Understanding blog post optimization and doing your homework before you write your post can go a long way toward making sure your blog content attracts readers. Sometimes when I say that “writing is the easy part” thing, writers get all bristly (and yes, it’s a word if I say it is), but it’s true.
There are lots of people out there writing some terrific stuff, but attracting readers often has nothing to do with how great your writing is. Knowing how to write for the web, which is completely different than other types of writing, knowing how to optimize your posts and understanding the importance of building your networks can make all the difference in the world. And that, my friends, is how you get more blog readers. Let’s talk about why.
Know Your Audience
Good things don’t just happen; most times, they take work. The same is true of your corporate blogging efforts and how they relate to consumer behavior. Know your audience. Ask yourself what information they need to do their jobs better. Ask yourself what pain points they have in their day-to-day lives, what problems they’re wrestling with, what resources you can share–and develop content to help ease those pain points and problems. Don’t write things that your audience doesn’t want and need unless you just have a bunch of free time on your hands and happen to like writing. And please? Don’t write about how great you are ad nauseum. So many corporate blogs are filled with ridiculous humblebrag back pat nonsense about their company’s latest accomplishments, award-winning work and the like—do people really think their customers and prospects are interested in that?

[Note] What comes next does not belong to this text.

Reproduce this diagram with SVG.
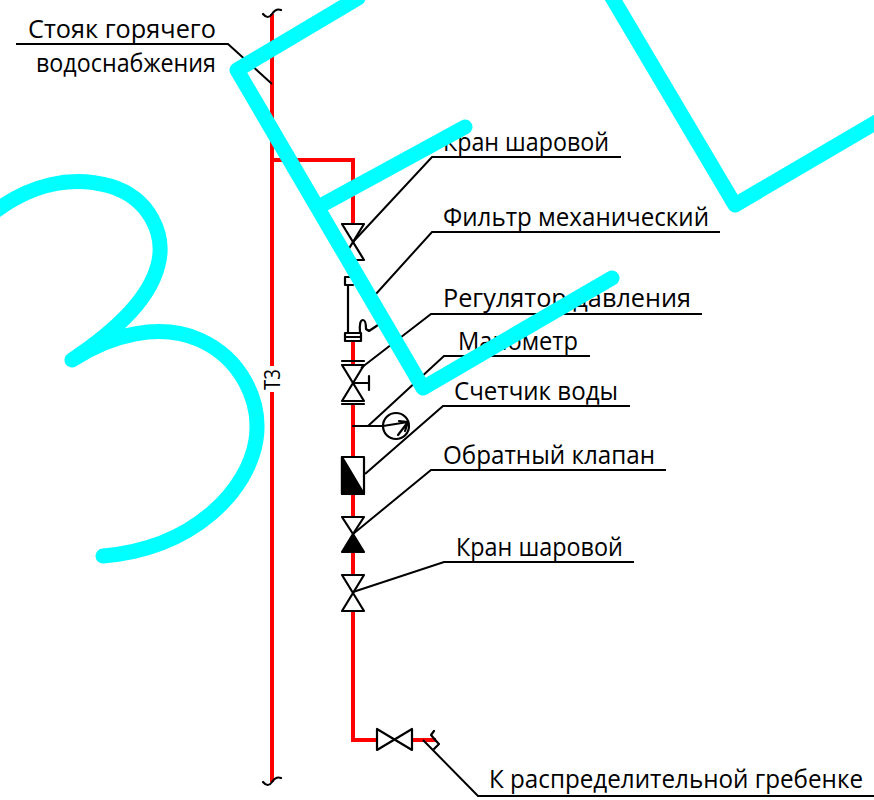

Because I’m going to guess that they are not. Not in regular doses, anyway.
Research Keywords
Once you have a handle on your audience, a sense of your overall strategy when it comes to blogging and are ready to get started, a good first step is to develop a strategy and figure out what keywords you need to use and want to target in your content.
At their most basic level, keywords are the words people type into a search engine to find information they want and need. And figuring out the right keywords that bring the right kind of traffic to your website, that’s all part of understanding your customer base and what compels them to buy. Make sure you don’t target keywords that have a lot of competition–this is where your opportunity lies. You can’t compete against larger, more credible, more trafficked sites and keywords that are uber competitive. Do the homework, know where your sweet spots are and target them.
If this sounds like Greek to you and you want to know more about keywords and keyword research, check out SEOMoz’s Beginner’s Guide to SEO and Keyword Research. You’ll learn a lot and thank me later.
Understand the Power of a Headline and Early Content
When I’m speaking about content creation and writing for the web, I often start by saying that data shows that 8 in 10 will see your headline, yet only 2 in 10 readers will click through. Pretty sobering, isn’t it? Yet all too often people don’t understand the power of a great headline and the fact that they have about two seconds to capture a reader’s attention.
And writing optimized headlines–super important. Write headlines that use those keywords you identified in your keyword research above, and use introductory sentences early in your posts that also utilize those keywords. And deliver on the promise of your headline. Make sure you sell your post in the very first paragraph, don’t make your readers work for the content you’re tempting them with. Understand that Google is all about serving up relevant content to searchers’ queries, so make sure your content is well defined and that it delivers what you promise your readers by way of your headline, your META description and your body copy.
Market Your Post
Even if you write great content using the suggestions outlined above, you still have to market it. That’s where the power of social media networks comes in. If you don’t ‘market’ your content using networks you’ve invested time in building and the friendships you’ve cultivated over time, I’m not sure how anyone is going to know about it to read it. It’s not automagical. Readers don’t just appear because you wrote something, although that would certainly be lovely, wouldn’t it?
This is where building your networks before you need them comes into play and it’s also how you get incoming links to your site. And those incoming links are like Internet gold—they are a critical component of how search engines evaluate your website and blog. As my smart friend Lee Odden of TopRank Online Marketing likes to say, “The links attracted by great distribution of great content creates a very desirable link ‘footprint’ that is rewarded by search engines. To think this will happen naturally in any reasonable period of time is shortsighted.” That’s a nice way of saying it’s not going to happen automagically–you’ve got to work it.
Not sure about that linking business? It sounds complicated, but it’s really pretty simple–so hang in there. People will read a post you write that’s about something they are interested in. They like and trust you as a resource and like the content you produced. In turn, they will write something on that topic and link back to your post, which tells The Google that you (and your site and your post) are credible. The more this happens, the more rapidly your content moves up in search results and the more targeted traffic (and readers) you’ll get. Like I’m doing now, with a post my buddy Ian Cleary of RazorSocial wrote called 5 Ways to Ensure Your Blog Posts Are Not Ranking on Google, which is what got me thinking about this topic in general and like I did above, when I mentioned Lee and linked to his site and to his blog post on a particular topic. Each of those actions showed Google that I like and trust them and their content.
See how easy that is? And it happens all the time. But if you don’t know your audience, do your homework, write using effective titles supported by SEO optimized content and then market that content across the web with a goal toward earning trust and credibility (as well as backlinks), well, you probably won’t have many readers of your blog.
What do you think? Does this make sense or is it a whole lot of nerdy talk?